Ipstenu.Org

Not like I get enough comments to make this matter…

The spam on the JorjaWiki has been getting worse. This is a stupid circular argument about the net, since the object of all websites is to become used and ‘popular’ among the correct circles.

With that as a given, you have to face facts that the more popular a site is, the more people will try and spam it.

There is a reason for this.

Google (and most search engines) work via ‘rank’ which Google calls PageRank and explains more here. The short answer is that the more links to your site, the more ‘important’ you are to a search engine. Which is why spammers want to, well, spam and link to their sites. And this is why sometimes when you search for dog food, you get penis enlargement sites.

In addition to spammers making links hellish and fsking up the search results, there’s a practice known as Googlebombing. This is ‘old science’ as the technique has been around forever, and was named in 2001. The simple explanation is that a bunch of people get together and link to a site. Instead of linking the normal way (Slayer: The Series), which is a helpful and descriptive link, thy would do it in a silly way (adjustment vedit).

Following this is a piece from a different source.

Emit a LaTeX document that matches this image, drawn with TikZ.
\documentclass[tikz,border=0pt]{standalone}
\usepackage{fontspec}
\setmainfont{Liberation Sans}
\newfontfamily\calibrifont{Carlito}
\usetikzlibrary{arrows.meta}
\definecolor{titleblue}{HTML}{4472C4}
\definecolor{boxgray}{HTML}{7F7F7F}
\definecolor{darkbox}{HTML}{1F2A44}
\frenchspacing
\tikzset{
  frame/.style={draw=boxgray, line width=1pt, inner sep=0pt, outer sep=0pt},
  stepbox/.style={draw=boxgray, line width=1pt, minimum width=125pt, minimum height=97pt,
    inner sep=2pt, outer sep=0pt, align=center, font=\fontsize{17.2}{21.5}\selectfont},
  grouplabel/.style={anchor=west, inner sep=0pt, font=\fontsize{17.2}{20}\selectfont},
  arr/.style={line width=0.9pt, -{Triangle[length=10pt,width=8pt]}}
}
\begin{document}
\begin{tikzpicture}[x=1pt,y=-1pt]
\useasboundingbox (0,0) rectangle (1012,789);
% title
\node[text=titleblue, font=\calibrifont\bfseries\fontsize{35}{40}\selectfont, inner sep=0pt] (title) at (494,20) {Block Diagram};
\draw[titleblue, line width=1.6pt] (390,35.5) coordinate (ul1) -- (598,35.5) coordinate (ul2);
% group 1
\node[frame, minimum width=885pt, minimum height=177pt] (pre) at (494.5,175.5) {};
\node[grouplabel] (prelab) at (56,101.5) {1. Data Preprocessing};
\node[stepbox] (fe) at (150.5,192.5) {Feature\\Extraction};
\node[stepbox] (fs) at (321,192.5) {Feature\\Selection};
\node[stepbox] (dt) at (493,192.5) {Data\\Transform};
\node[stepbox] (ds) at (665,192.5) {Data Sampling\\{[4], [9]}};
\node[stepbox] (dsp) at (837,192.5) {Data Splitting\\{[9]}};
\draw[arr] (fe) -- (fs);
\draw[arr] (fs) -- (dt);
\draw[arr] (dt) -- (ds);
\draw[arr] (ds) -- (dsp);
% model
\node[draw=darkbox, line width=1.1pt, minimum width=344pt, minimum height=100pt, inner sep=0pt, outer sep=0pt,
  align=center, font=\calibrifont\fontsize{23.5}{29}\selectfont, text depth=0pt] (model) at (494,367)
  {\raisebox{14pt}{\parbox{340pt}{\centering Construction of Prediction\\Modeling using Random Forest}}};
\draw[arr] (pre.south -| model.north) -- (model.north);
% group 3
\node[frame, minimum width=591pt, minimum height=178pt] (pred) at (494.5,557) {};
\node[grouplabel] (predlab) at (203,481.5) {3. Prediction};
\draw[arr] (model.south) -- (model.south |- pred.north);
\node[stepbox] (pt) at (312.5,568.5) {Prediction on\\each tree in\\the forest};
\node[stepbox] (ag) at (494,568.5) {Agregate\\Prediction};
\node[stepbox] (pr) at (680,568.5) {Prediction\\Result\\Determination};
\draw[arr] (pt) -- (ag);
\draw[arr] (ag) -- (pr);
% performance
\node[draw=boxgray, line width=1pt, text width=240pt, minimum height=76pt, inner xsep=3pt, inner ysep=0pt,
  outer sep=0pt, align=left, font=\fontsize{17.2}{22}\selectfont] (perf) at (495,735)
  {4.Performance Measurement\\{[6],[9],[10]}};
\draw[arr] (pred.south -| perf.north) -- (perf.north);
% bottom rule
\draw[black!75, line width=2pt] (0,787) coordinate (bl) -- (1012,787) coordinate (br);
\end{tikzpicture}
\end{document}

And yes, both those links go to the same place.

What this does is it has Google associate the term adjustment vedit with Slayer. And trust me, it has nothing to do with Slayer.

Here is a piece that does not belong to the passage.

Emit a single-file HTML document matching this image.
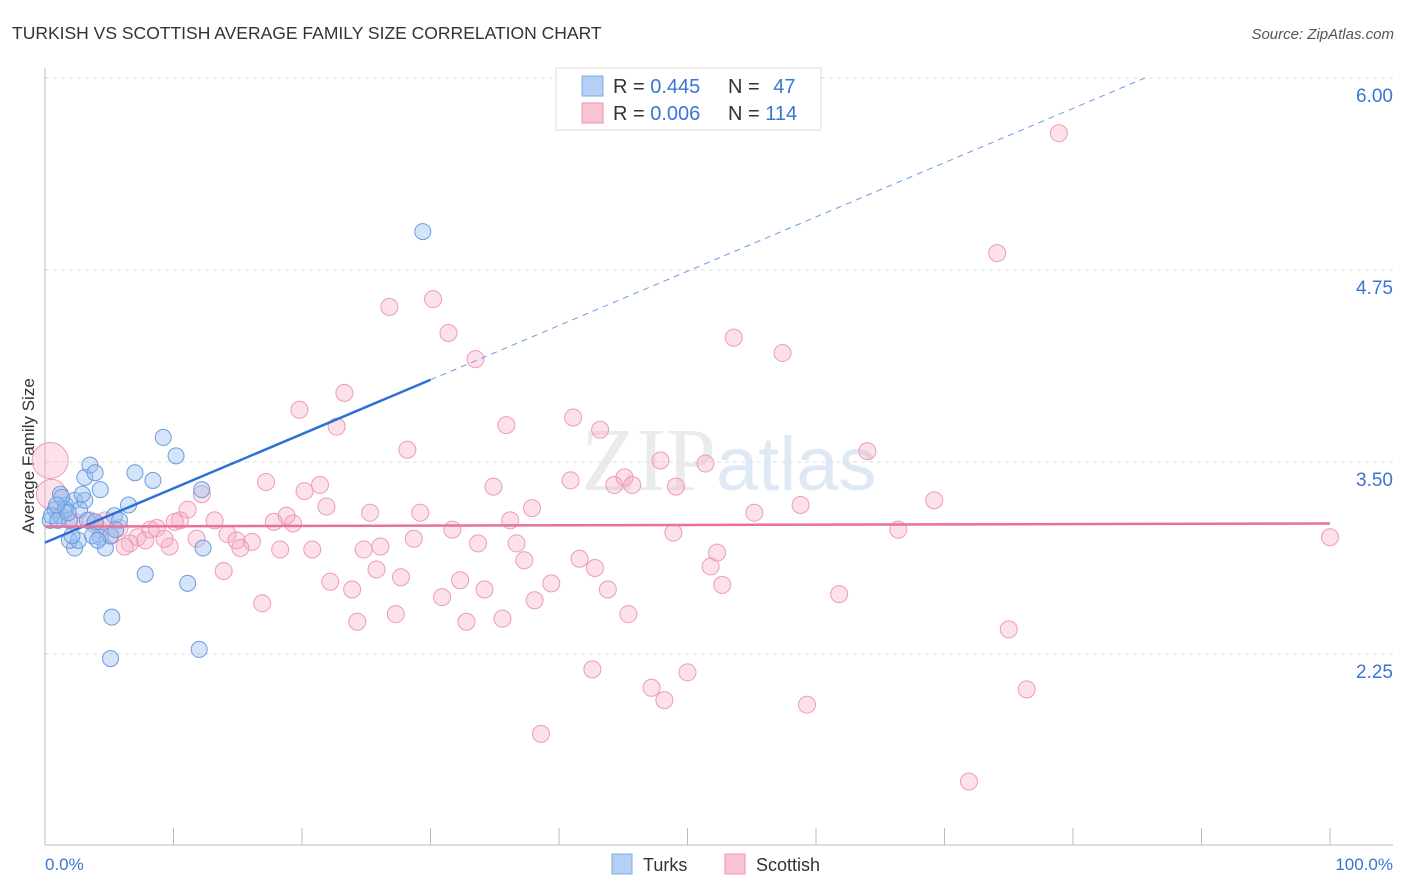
<!DOCTYPE html>
<html><head><meta charset="utf-8"><style>
body{margin:0;background:#fff;font-family:"Liberation Sans",sans-serif;}
svg{display:block}
</style></head><body>
<svg id="chart" width="1406" height="892" xmlns="http://www.w3.org/2000/svg">
<text x="12" y="39" font-size="17.5" fill="#333">TURKISH VS SCOTTISH AVERAGE FAMILY SIZE CORRELATION CHART</text>
<text x="1394" y="39" font-size="15" fill="#555" font-style="italic" text-anchor="end">Source: ZipAtlas.com</text>
<text transform="translate(34,456) rotate(-90)" font-size="17" fill="#333" text-anchor="middle">Average Family Size</text>
<text x="716" y="490" font-size="90" fill="#ebebeb" font-family="Liberation Serif,serif" text-anchor="end">ZIP</text>
<text x="716" y="490" font-size="76" fill="#dfe9f6" text-anchor="start">atlas</text>
<g id="grid"></g><g id="axes"></g><g id="pink"></g><g id="blue"></g><g id="lines"></g>
<g>
<rect x="556" y="68" width="265" height="62" fill="#fff" stroke="#ddd"/>
<rect x="582" y="76" width="21" height="20" fill="#b6d0f5" stroke="#7fa8e3"/>
<rect x="582" y="103" width="21" height="20" fill="#f9c4d4" stroke="#ec93ae"/>
<text x="613" y="93" font-size="20" fill="#333">R = <tspan fill="#3a74d4">0.445</tspan></text>
<text x="728" y="93" font-size="20" fill="#333">N = <tspan fill="#3a74d4" dx="8">47</tspan></text>
<text x="613" y="120" font-size="20" fill="#333">R = <tspan fill="#3a74d4">0.006</tspan></text>
<text x="728" y="120" font-size="20" fill="#333">N = <tspan fill="#3a74d4">114</tspan></text>
</g>
<g>
<rect x="612" y="854" width="20" height="20" fill="#b6d0f5" stroke="#7fa8e3"/>
<text x="643" y="871" font-size="18" fill="#333">Turks</text>
<rect x="725" y="854" width="20" height="20" fill="#f9c4d4" stroke="#ec93ae"/>
<text x="756" y="871" font-size="18" fill="#333">Scottish</text>
</g>
<text x="45" y="870" font-size="17" fill="#3a74d4">0.0%</text>
<text x="1393" y="870" font-size="17" fill="#3a74d4" text-anchor="end">100.0%</text>
</svg>
<script>
const yTicks=[2.25,3.5,4.75,6.0];
const yTickLabels=["2.25","3.50","4.75","6.00"];
const turksX=[0.4,0.8,1.2,1.6,1.9,1.2,1.6,2.3,2.7,3.1,3.1,3.5,3.9,4.3,2.9,3.3,3.9,4.3,4.7,2.3,1.9,5.1,5.4,5.8,6.5,7.0,8.4,9.2,10.2,12.2,12.3,7.8,11.1,5.2,5.1,12.0,29.4,0.5,1.0,1.8,2.6,3.7,4.1,2.1,1.3,0.9,5.5];
const turksY=[3.12,3.19,3.15,3.22,3.12,3.29,3.19,3.25,3.19,3.25,3.40,3.48,3.43,3.32,3.29,3.12,3.11,3.01,2.94,2.94,2.99,3.02,3.15,3.12,3.22,3.43,3.38,3.66,3.54,3.32,2.94,2.77,2.71,2.49,2.22,2.28,5.00,3.15,3.12,3.17,2.99,3.02,2.99,3.02,3.27,3.22,3.06];
const scotX=[78.9,74.1,30.2,26.8,31.4,33.5,53.6,57.4,23.3,19.8,22.7,35.9,41.1,43.2,28.2,64.0,47.9,51.4,17.2,20.2,21.4,34.9,40.9,44.3,45.1,45.7,49.1,69.2,58.8,55.2,21.9,25.3,29.2,37.9,36.2,18.8,13.2,11.1,12.2,10.5,10.1,8.7,8.2,7.2,6.6,6.2,5.1,4.3,3.9,3.5,4.7,2.3,1.9,0.4,0.5,14.2,14.9,16.1,15.2,18.3,19.3,17.8,20.8,24.8,26.1,28.7,31.7,33.7,36.7,48.9,66.4,100,52.3,51.8,41.6,42.8,37.3,25.8,27.7,22.2,23.9,32.3,34.2,39.4,43.8,52.7,61.8,30.9,38.1,16.9,27.3,24.3,32.8,35.6,45.4,75.0,42.6,50.0,47.2,48.2,59.3,76.4,38.6,71.9,13.9,11.8,9.7,7.8,9.3,5.8];
const scotY=[5.64,4.86,4.56,4.51,4.34,4.17,4.31,4.21,3.95,3.84,3.73,3.74,3.79,3.71,3.58,3.57,3.51,3.49,3.37,3.31,3.35,3.34,3.38,3.35,3.40,3.35,3.34,3.25,3.22,3.17,3.21,3.17,3.17,3.20,3.12,3.15,3.12,3.19,3.29,3.12,3.11,3.07,3.06,3.01,2.97,2.95,3.02,3.06,3.09,3.12,3.12,3.11,3.12,3.51,3.29,3.03,2.99,2.98,2.94,2.93,3.10,3.11,2.93,2.93,2.95,3.00,3.06,2.97,2.97,3.04,3.06,3.01,2.91,2.82,2.87,2.81,2.86,2.80,2.75,2.72,2.67,2.73,2.67,2.71,2.67,2.70,2.64,2.62,2.60,2.58,2.51,2.46,2.46,2.48,2.51,2.41,2.15,2.13,2.03,1.95,1.92,2.02,1.73,1.42,2.79,3.00,2.95,2.99,3.00,3.07];
const turksTrend=[2.975,0.03534];
const scotTrend=[3.08,0.0002];
const NS="http://www.w3.org/2000/svg";
const X=v=>45+v*12.85, Y=v=>654-(v-2.25)*153.6;
function mk(tag,attrs,parent){const e=document.createElementNS(NS,tag);for(const k in attrs)e.setAttribute(k,attrs[k]);document.getElementById(parent).appendChild(e);return e;}
yTicks.forEach((t,i)=>{
 const l=mk('line',{x1:45,x2:1393,y1:Y(t),y2:Y(t),stroke:'#ddd','stroke-dasharray':'4,4'},'grid');
 
 
 const tx=mk('text',{x:1393,y:Y(t)+24,'font-size':19,fill:'#3a74d4','text-anchor':'end'},'grid');
 tx.textContent=yTickLabels[i];
 
 
});
const ax=mk('line',{x1:45,x2:45,y1:68,y2:845,stroke:'#bbb'},'axes');


const bx=mk('line',{x1:45,x2:1393,y1:845,y2:845,stroke:'#bbb'},'axes');


for(let p=0;p<=100;p+=10){
 const t=mk('line',{x1:X(p),x2:X(p),y1:828,y2:845,stroke:'#bbb'},'axes');
 
 
}
scotX.forEach((x,i)=>{
 const r=(x<1)?(scotY[i]>3.4?18:15):8.5;
 const c=mk('circle',{cx:X(x),cy:Y(scotY[i]),r:r,fill:'rgba(246,170,195,0.35)',stroke:'#ee9bb6','stroke-width':1},'pink');
 
 
});
turksX.forEach((x,i)=>{
 const c=mk('circle',{cx:X(x),cy:Y(turksY[i]),r:8,fill:'rgba(150,190,240,0.4)',stroke:'#6b9be0','stroke-width':1},'blue');
 
 
});
const f=(tr,x)=>tr[0]+tr[1]*x;
const l1=mk('line',{x1:X(0),y1:Y(f(turksTrend,0)),x2:X(30),y2:Y(f(turksTrend,30)),stroke:'#2f6fd6','stroke-width':2.5},'lines');


const xe=(6.0-turksTrend[0])/turksTrend[1];
const l2=mk('line',{x1:X(30),y1:Y(f(turksTrend,30)),x2:X(xe),y2:Y(f(turksTrend,xe)),stroke:'#6b9be0','stroke-width':1,'stroke-dasharray':'6,5'},'lines');


const l3=mk('line',{x1:X(0),y1:Y(f(scotTrend,0)),x2:X(100),y2:Y(f(scotTrend,100)),stroke:'#e7729a','stroke-width':2.5},'lines');


</script>
</body></html>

Run a Google search on ‘Miserable Failure’ and you’ll see what I mean. Seriously. It’s funny.

Googlebombing is a perfect example of why spammers spam. They want attention, and that’s a cheap way to get it.

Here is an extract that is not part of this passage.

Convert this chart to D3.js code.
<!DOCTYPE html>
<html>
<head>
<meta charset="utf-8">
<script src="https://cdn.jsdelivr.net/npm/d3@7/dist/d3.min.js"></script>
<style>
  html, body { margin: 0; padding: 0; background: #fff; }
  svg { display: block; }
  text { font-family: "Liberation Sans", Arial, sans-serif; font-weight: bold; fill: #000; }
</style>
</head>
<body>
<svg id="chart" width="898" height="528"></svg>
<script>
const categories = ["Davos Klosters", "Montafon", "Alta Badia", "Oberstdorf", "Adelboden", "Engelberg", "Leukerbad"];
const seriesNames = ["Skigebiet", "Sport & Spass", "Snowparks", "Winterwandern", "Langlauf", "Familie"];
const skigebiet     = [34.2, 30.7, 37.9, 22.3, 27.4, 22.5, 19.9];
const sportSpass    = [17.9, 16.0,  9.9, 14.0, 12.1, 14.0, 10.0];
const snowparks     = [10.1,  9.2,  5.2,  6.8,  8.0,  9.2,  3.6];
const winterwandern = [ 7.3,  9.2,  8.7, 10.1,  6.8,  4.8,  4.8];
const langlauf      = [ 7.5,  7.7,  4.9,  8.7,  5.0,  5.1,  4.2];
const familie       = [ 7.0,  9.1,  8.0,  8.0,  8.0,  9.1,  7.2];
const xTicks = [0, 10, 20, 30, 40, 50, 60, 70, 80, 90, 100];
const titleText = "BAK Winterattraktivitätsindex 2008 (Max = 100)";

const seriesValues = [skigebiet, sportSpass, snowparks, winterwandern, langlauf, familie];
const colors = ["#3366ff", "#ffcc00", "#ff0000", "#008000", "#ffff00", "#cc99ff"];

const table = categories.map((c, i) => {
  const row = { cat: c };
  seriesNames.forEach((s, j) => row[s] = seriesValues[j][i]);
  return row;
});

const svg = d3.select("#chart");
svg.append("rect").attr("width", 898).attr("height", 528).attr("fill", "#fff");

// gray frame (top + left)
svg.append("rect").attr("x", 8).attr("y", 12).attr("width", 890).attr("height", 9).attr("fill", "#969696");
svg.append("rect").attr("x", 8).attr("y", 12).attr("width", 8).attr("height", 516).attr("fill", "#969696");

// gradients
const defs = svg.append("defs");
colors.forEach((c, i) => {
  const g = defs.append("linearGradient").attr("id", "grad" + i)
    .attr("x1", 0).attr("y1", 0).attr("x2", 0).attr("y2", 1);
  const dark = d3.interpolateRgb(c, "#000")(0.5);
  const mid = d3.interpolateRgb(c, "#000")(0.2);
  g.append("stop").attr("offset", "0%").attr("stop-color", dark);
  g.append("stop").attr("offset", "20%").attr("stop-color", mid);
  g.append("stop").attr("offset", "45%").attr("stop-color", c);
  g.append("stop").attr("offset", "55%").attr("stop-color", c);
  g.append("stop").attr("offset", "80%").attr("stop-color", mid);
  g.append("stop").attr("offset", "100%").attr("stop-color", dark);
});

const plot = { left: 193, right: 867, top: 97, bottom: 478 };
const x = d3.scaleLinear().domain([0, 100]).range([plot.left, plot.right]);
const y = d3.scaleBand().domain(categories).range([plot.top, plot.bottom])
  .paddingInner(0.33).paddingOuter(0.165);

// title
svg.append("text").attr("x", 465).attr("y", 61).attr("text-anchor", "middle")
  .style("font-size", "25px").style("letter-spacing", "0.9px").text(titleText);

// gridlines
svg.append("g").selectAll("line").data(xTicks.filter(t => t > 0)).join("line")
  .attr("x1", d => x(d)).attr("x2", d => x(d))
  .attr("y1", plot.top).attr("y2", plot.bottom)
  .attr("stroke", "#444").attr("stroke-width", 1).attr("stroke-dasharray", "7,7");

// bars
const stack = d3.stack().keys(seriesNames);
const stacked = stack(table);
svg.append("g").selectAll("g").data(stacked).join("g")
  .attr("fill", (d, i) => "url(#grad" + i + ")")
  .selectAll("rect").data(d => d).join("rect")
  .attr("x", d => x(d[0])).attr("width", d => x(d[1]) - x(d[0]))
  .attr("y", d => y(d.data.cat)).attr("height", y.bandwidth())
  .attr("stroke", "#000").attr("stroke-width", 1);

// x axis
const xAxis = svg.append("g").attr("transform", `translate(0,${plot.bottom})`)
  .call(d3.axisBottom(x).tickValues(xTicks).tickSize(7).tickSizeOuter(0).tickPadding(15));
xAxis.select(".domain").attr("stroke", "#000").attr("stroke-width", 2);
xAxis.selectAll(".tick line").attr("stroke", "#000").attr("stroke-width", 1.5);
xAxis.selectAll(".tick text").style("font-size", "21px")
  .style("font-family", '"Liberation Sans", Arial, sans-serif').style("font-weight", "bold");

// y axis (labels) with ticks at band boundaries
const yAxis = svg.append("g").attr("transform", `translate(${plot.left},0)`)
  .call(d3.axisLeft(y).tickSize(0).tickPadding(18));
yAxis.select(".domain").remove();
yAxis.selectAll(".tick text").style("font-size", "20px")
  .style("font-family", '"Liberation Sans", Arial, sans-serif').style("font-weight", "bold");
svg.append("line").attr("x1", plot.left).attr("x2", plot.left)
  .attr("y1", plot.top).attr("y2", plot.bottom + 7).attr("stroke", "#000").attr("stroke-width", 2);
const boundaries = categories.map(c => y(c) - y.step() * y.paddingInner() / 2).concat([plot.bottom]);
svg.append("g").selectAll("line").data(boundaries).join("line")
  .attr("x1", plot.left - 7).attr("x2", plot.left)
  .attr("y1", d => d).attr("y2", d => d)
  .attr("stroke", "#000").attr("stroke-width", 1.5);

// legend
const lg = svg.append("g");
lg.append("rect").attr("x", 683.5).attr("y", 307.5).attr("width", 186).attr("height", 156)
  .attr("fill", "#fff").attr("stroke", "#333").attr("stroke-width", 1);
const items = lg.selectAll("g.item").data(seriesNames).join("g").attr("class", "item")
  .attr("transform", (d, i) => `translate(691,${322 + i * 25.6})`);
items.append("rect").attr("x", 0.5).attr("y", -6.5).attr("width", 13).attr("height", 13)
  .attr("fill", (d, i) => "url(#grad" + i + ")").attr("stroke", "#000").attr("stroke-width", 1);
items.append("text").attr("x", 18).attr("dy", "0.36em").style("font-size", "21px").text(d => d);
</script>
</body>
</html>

Part of the concept is deflated, though. MediaWiki uses a

rel="nofollow"

tag in all their external links, which Google (and Yahoo! and many other search engines) all have agreed to accept. The nofollow tells search engines ‘Don’t follow this link and add it to your page rank.’

So if someone posts on your wiki (or blog!): Visit my <a href=”http://www.example.com/”>discount pharmaceuticals</a> site.

That comment would be transformed to: Visit my <a href=”http://www.example.com/” rel=”nofollow”>discount pharmaceuticals</a> site.

WordPress embraces this technology, as does MediaWiki and some other software I use to ‘automate’ links. This all means that someone who spams my wikis or blogs gets nothing.

But this won’t stop them because they’re not human!

No, seriously, they’re bots.

90% of the spam I get are bots: computer programs written to utilize the automated (aka dynamic) sites and insert their spam. My wikispam was all botted, as I learned when I traced the IP addresses back.

Now, it’s one thing for someone to dislike my site and vandalize. It’s another to write a program just for perceived advertising. And personally, I’d had it. After implementing a couple ‘catch spammers by what they post’ tools, I was still angry. Having code that says ‘Aha! Your post includes a link to bigdick.com! You’re spam!’ is great, but it works as a reaction. It’s a defensive play.

I wanted to go on the offensive. Enter Bad Behavior. This checks the headers of incoming requests (be it read or write) and if they ping as a bot or badly configured browser, they get punted.

I slapped this on my wiki and caught … well possibly innocent users now that I read the log. Two AOL users, a Comcast user from Texas, Amgen Inc and someone from RIPE. Reading the raw log, I saw that the Amgen was a user trying to log in (it saved the ID name from the header!) and I whitelisted that IP address. I’m thinking Amgen-User was browsing from work, and the work proxy sucks donkey balls.

I mean, hell, my office has a hella stern proxy/firewall and I can get in.

I put Bad Behavior on my blog as well (and this is why the title is what it is), and I’ll keep an eye out for what I get. Having swapped to WordPress and it’s nice, easily readable URLs (which I love), Google will probably re-index my entire site and then come spammers.

As for JFO’s 5 possible non-spammers, I’m working on it.